I’ll be busy in the kitchen
. Distracted. Only half-hear a question from one of my children. After stirring, wiping, preparing, serving, I’ll notice that there’s an eerie silence. After the silent-kids-stomach-lurch-fright has passed, the view across the lounge will strike me: Something has changed.
Where there used to be a couch and a desk and some coffee tables, there’s a network of cushion and blanket tunnels, and one of the blankets is moving slightly.
“Hannah?” I’ll call.
“I can’t hear you dad. And you can’t come in”.
A furious twitching of cushions shows that there’s a turf war going on.
After a few minutes of “that’s my cushion/no it’s mine!” they seem to settle down into their three habitats. I’m a little too tall to get in, but they want their privacy, anyway.
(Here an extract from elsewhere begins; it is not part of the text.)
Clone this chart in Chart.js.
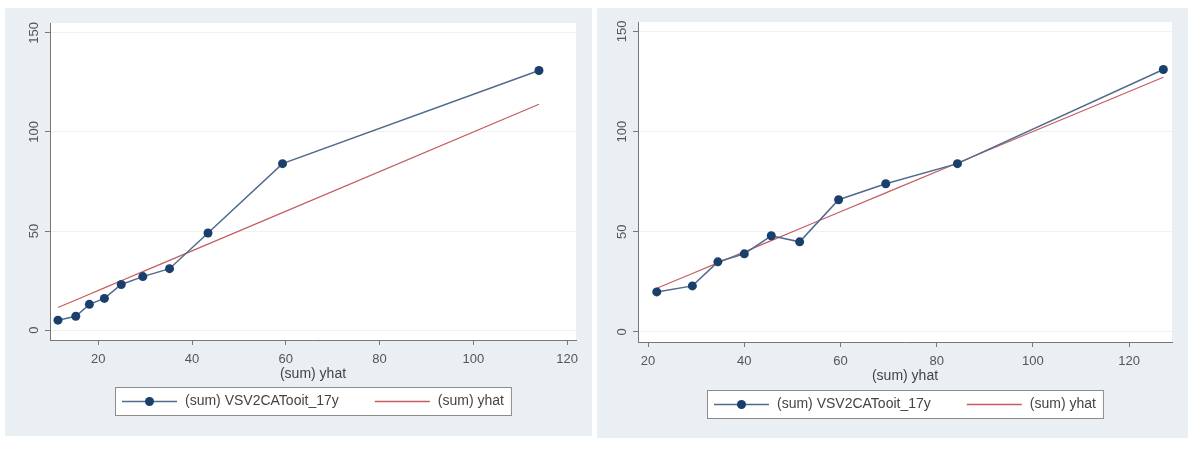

That’s how kids are supposed to be. A sand bank can become a mountain, and a river is meant to be dammed. A tree can be climbed and conquered just by using the branches, or it can become a castle using one or two planks.
They set up their own rules of access and ownership, and have elaborate stories to accompany the constructions. All of this is a vital part of their childhood
I remember being a kid and sleeping in my cousin’s wendy house in the garden. Other times, I’d set up a tent ion the lawn, and take a midnight snack, torch and a book or two. Alone with my thoughts, I’d dream dreams of owning a house one day, and of being a famous archaeologist.
Then, when the snacks were finished, or it started to rain, or the wind and streetlamps conspired to create ghostly creatures, I’d abandon my independence and head back inside to my parents and a cup of comforting hot chocolate.
I’d never ridicule my kids for having wild imaginations
, or for setting their own rules (in this context!). This is how I want them to be: Taking their environments and building on them- making a place for themselves in the world. And I’ll always be there to hand them that mug of hot chocolate when the going gets tough, or they need a break from being responsible.
There are days, of course, when I wish I could retreat to a hidden treehouse of my own...
I’d tell you the password, but then it wouldn’t be a secret, right?